Two years after Alberto’s “Tides”, Herb Sutter published his article, “The Free Lunch Is Over, a Fundamental Turn Toward Concurrency in Software”, in Dr. Dobb’s Journal in 2005. Its premise was simple. While the number of transistors per processor chip was growing, single-thread performance, frequency and typical power were flattening. The only way out to get more performance was to put more processors on a chip. He was right, of course. As a result, a flurry of activities in parallelism happened, new programming models, enhancements in C++, education in parallel programming. Today, huge improvements in EDA tools have been made using parallelism, allowing us to maintain full accuracy versus having to abstract to higher levels—our recent announcements in this domain show impressive results.

Simulation performance is the second reason. Not even accounting for RTL simulation now—also using parallelism for long runs—the intrinsic single-core performance has been growing about 10% to 20% per quarter, increasing simulation speed by about 1.4X to 2X per year.

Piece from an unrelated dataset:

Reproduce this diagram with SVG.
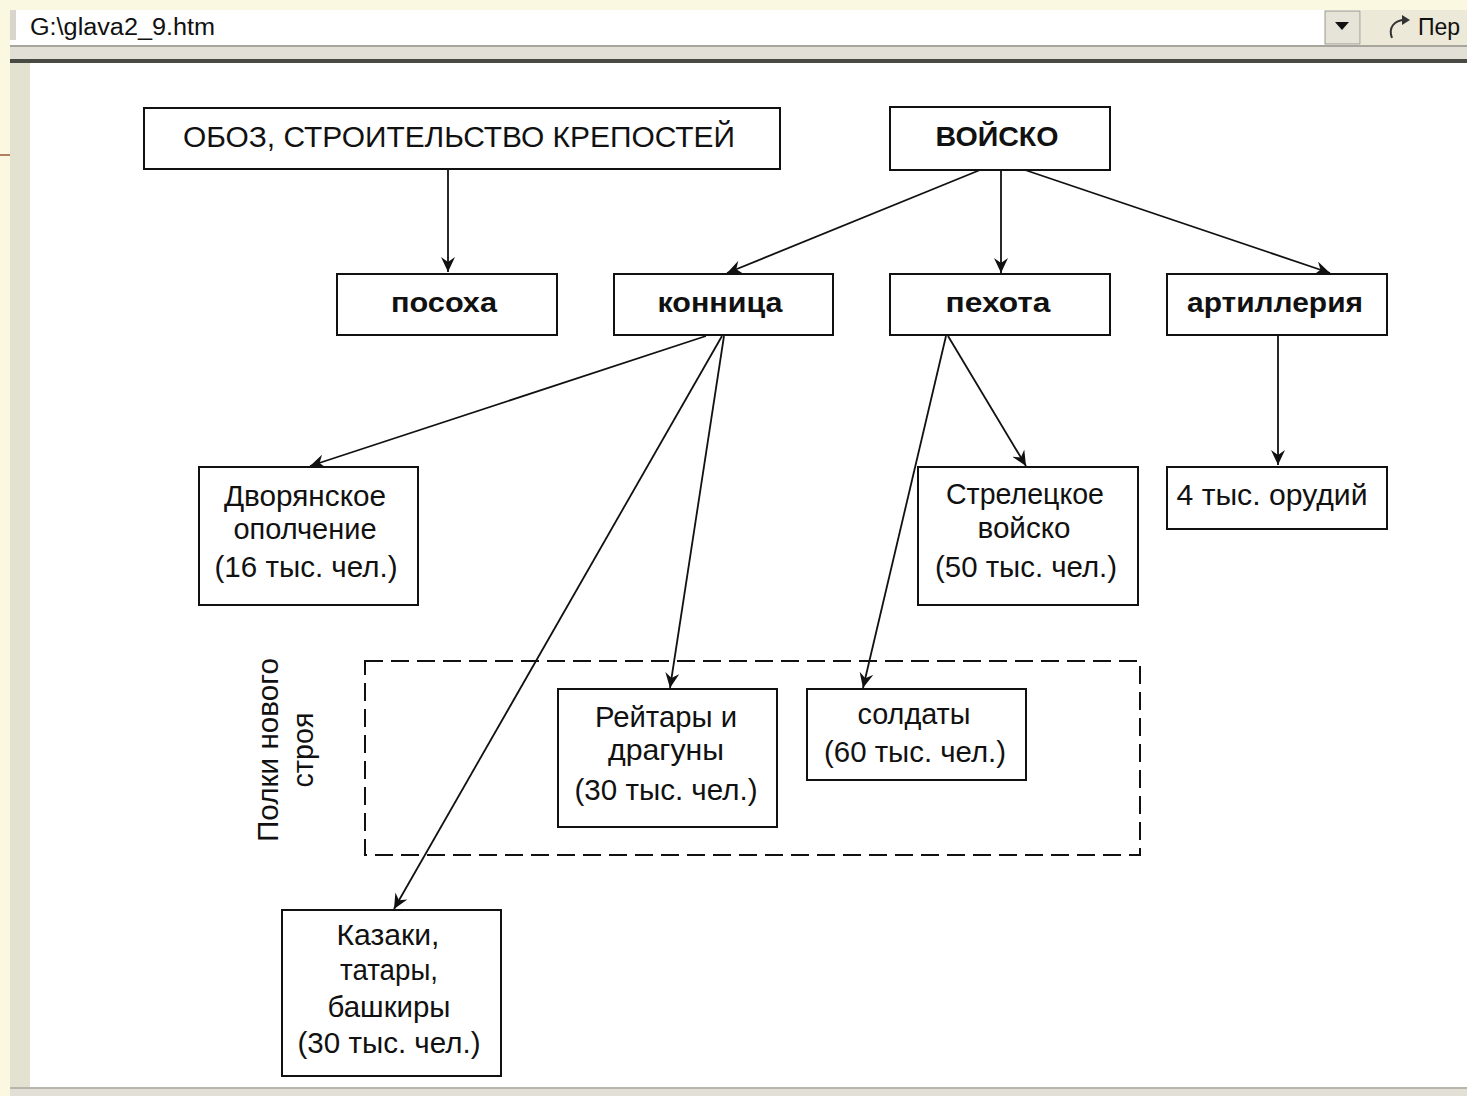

This means what took one hour to simulate in 2009, today may takes between two and 40 seconds with a combination of simulator and processor improvements.

Thirdly, hardware-assisted verification—emulation and prototyping—has fundamentally changed the way we develop these days. As I previously wrote in “Confessions Of An ESL-Aholic”, hardware-assisted development is often even an alternative to worrying about abstracting hardware to achieve higher performance. We see a lot of usage of virtual platforms together with emulation and prototyping, which allows an efficient balance of fidelity and performance for software developers.

So, bottom line, is abstraction still needed for system design?

Absolutely—because system complexity continues to grow!

However, we have been able to avoid a crash into a wall. With the improvements that come from parallelism, simulation performance and hardware-assisted development, we have been able to continue to improve development productivity without having to trade accuracy for performance.